>> Start

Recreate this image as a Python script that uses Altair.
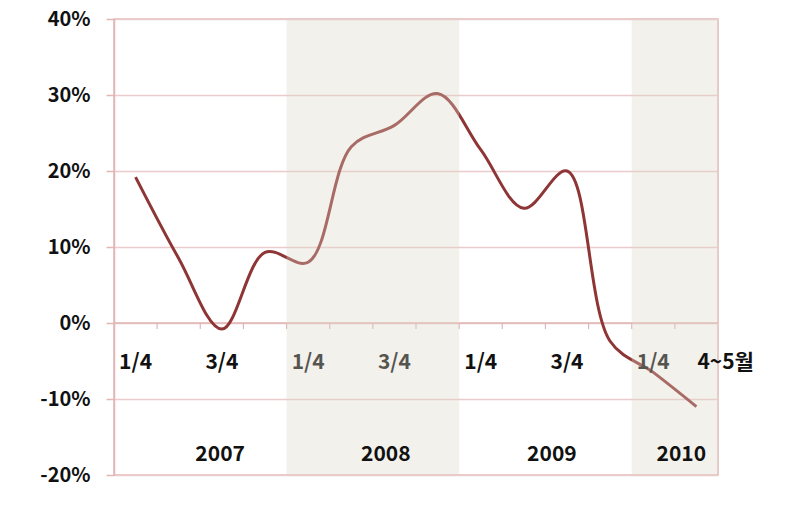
import altair as alt
import pandas as pd

# Data
periods = ["2007 1/4", "2007 2/4", "2007 3/4", "2007 4/4",
           "2008 1/4", "2008 2/4", "2008 3/4", "2008 4/4",
           "2009 1/4", "2009 2/4", "2009 3/4", "2009 4/4",
           "2010 1/4", "2010 4~5월"]
values = [19.2, 8.5, -0.8, 9.3, 8.0, 23.2, 26.0, 30.2, 22.8, 15.1, 20.0, -2.4, -6.5, -11.0]

quarter_labels = ["1/4", "3/4", "1/4", "3/4", "1/4", "3/4", "1/4"]
quarter_index = [0, 2, 4, 6, 8, 10, 12]
last_label = "4~5월"
years = ["2007", "2008", "2009", "2010"]
year_pos = [2.46, 6.3, 10.15, 13.15]
shade_start = [4, 12]
shade_end = [8, 14]
y_ticks = [-20, -10, 0, 10, 20, 30, 40]

FONT = "Noto Sans CJK KR"
LINE = "#8E3535"
GRID = "#EBCBCB"
AXIS = "#E2B6B6"

df = pd.DataFrame({"period": periods, "value": values,
                   "x": [i + 0.5 for i in range(len(periods))]})
qdf = pd.DataFrame({"label": quarter_labels, "x": [i + 0.5 for i in quarter_index]})
ydf = pd.DataFrame({"label": years, "x": year_pos})
sdf = pd.DataFrame({"x": shade_start, "x2": shade_end})
tdf = pd.DataFrame({"x": list(range(1, 14))})
ldf = pd.DataFrame({"label": [last_label], "x": [13.5]})

xs = alt.Scale(domain=[0, 14], nice=False, zero=False)
ys = alt.Scale(domain=[-20, 40], nice=False)

base_y = alt.Y("value:Q", scale=ys,
               axis=alt.Axis(values=y_ticks, labelExpr="datum.value + '%'",
                             title=None, grid=True, gridColor=GRID, gridWidth=1.5,
                             domain=True, domainColor=AXIS, domainWidth=1.5,
                             ticks=True, tickColor=AXIS, tickSize=8, tickWidth=1.5,
                             labelFont=FONT, labelFontSize=20, labelFontWeight="bold",
                             labelColor="#111111", labelPadding=16))

line = alt.Chart(df).mark_line(color=LINE, strokeWidth=3, interpolate="catmull-rom").encode(
    x=alt.X("x:Q", scale=xs, axis=None),
    y=base_y,
)

zero_rule = alt.Chart(pd.DataFrame({"value": [0]})).mark_rule(color=AXIS, strokeWidth=1.5).encode(
    y=alt.Y("value:Q", scale=ys),
)

ticks = alt.Chart(tdf).mark_rule(color=AXIS, strokeWidth=1.2).encode(
    x=alt.X("x:Q", scale=xs, axis=None),
    y=alt.value(304),
    y2=alt.value(310),
)

qtext = alt.Chart(qdf).mark_text(font=FONT, fontSize=21, fontWeight="bold", color="#111111",
                                 baseline="middle", align="center").encode(
    x=alt.X("x:Q", scale=xs, axis=None),
    y=alt.value(344),
    text="label:N",
)

shade = alt.Chart(sdf).mark_rect(color="#DBD5C6", opacity=0.34).encode(
    x=alt.X("x:Q", scale=xs, axis=None),
    x2="x2:Q",
)

ytext = alt.Chart(ydf).mark_text(font=FONT, fontSize=21, fontWeight="bold", color="#111111",
                                 baseline="middle", align="center").encode(
    x=alt.X("x:Q", scale=xs, axis=None),
    y=alt.value(436),
    text="label:N",
)

ltext = alt.Chart(ldf).mark_text(font=FONT, fontSize=21, fontWeight="bold", color="#111111",
                                 baseline="middle", align="left", dx=1).encode(
    x=alt.X("x:Q", scale=xs, axis=None),
    y=alt.value(344),
    text="label:N",
)

chart = alt.layer(zero_rule, ticks, line, qtext, shade, ytext, ltext).properties(
    width=604, height=456,
    autosize=alt.AutoSizeParams(type="none"),
    padding={"left": 114, "top": 19, "right": 78, "bottom": 30},
    background="white",
).configure_view(stroke=AXIS, strokeWidth=1.5)

chart.save("out.html", embed_options={"renderer": "svg", "actions": False})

>> End

_What is being asked_: Write out nothing but the lines from the start of the data through the line with "import pandas as pd". Leave out the pictures.

_Solution to the exercise_:
Recreate this image as a Python script that uses Altair.
import altair as alt
import pandas as pd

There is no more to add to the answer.